[Math] Why does gradient ascent/descent exhibit zig-zag motion

convex optimizationgradient descentnumerical optimizationoptimization

A good way to visualize gradient ascent/descent is to assume you are in a quadratic bowl or on a mountain. If I visualize this, then the direction of steepest ascent/descent is the one that points straight towards the bottom of the bowl or top of the mountain.

With this understanding I have two questions:

  1. If you want to climb the hill or go down a bowl, why take a zig-zag path instead of taking a straight path to the top/bottom?

  2. Why doesn't the steepest path have a unit in the z direction? I understand that gradient is orthogonal to the level sets of the function. That is it lies in the x-y plane orthogonal to the contour. But why doesn't it have a unit in the z direction? With a unit in the z direction, it can point towards the minima/maxima and still be orthogonal to contour lines.

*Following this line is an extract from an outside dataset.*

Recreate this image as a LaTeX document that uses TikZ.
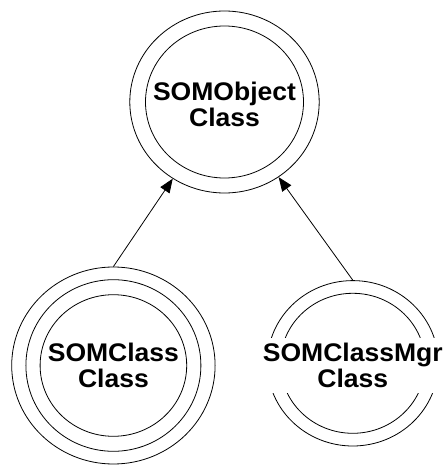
\documentclass[tikz,border=0pt]{standalone}
\usepackage{fontspec}
\setmainfont{Liberation Sans}
\usetikzlibrary{shapes.geometric,arrows.meta}
\begin{document}
\begin{tikzpicture}[x=1pt,y=1pt,
  ring/.style={draw, ellipse, inner sep=0pt, line width=0.8pt},
  classtext/.style={align=center, font=\fontsize{25.5}{26.7}\selectfont\bfseries, xscale=1.04, transform shape, inner sep=0pt},
  inherit/.style={-{Triangle[length=14pt,width=11pt]}, line width=0.8pt}]
\useasboundingbox (0,0) rectangle (446,467);
% SOMObject
\node[ring, minimum width=189.4pt, minimum height=182pt] (objO) at (224.5,365) {};
\node[ring, minimum width=158pt, minimum height=152pt] (objI) at (224.5,365) {};
\node[classtext] (objT) at (224.5,362.5) {SOMObject\\Class};
% SOMClass
\node[ring, minimum width=203.4pt, minimum height=197pt] (clsO) at (113.4,101.5) {};
\node[ring, minimum width=175pt, minimum height=171.6pt] (clsM) at (113.4,101.5) {};
\node[ring, minimum width=146.6pt, minimum height=141.6pt] (clsI) at (113.4,101.5) {};
\node[classtext] (clsT) at (113.4,101.5) {SOMClass\\Class};
% SOMClassMgr
\node[ring, minimum width=171pt, minimum height=165.4pt] (mgrO) at (352.8,103.7) {};
\node[ring, minimum width=144.8pt, minimum height=140pt] (mgrI) at (352.8,103.7) {};
\node[classtext, fill=white, inner ysep=5pt, inner xsep=1pt] (mgrT) at (352.8,101.7) {SOMClassMgr\\Class};
% connectors
\draw[inherit] (clsO.north) -- (objO);
\draw[inherit] (mgrO.north) -- (objO);
\end{tikzpicture}
\end{document}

I have a related question: Gradient is NOT the direction that points to the minimum or maximum

Best Answer

Suppose we have a $n \times n$ symmetric, positive definite matrix $\rm Q$. We define the following (convex) quadratic cost function

$$f (\mathrm x) := \frac 12 \mathrm x^\top \mathrm Q \,\mathrm x$$

whose gradient is $\nabla f (\mathrm x) = \mathrm Q \mathrm x$. Using gradient descent with step size $\mu > 0$,

$$\begin{array}{rl} \mathrm x_{k+1} &= \mathrm x_k - \mu \nabla f (\mathrm x_k)\\ &= \mathrm x_k - \mu \mathrm Q \mathrm x_k\\ &= \left( \mathrm I_n - \mu \mathrm Q \right) \mathrm x_k\end{array}$$

Let $\rm Q = V \Lambda V^\top$ be a spectral decomposition of $\rm Q$. Let $\eta_k := \mathrm V^\top \mathrm x_k$. After a bit of work, we obtain

$$\eta_{k+1} = \left( \mathrm I_n - \mu \Lambda \right) \eta_k$$

Note that if

$$0 < \mu \leq \frac{1}{\lambda_{\max} (\mathrm Q)}$$

then all the entries on the main diagonal of $\mathrm I_n - \mu \Lambda$ are in $[0,1)$ and, thus, no zig-zag behavior does occur. However, if

$$\frac{1}{\lambda_{\max} (\mathrm Q)} < \mu \leq \frac{2}{\lambda_{\max} (\mathrm Q)}$$

then at least one of the entries on the main diagonal of $\mathrm I_n - \mu \Lambda$ will be in $[-1,0)$ and, thus, zig-zagging will occur. In short, zig-zagging arises when the step size $\mu$ is not chosen properly.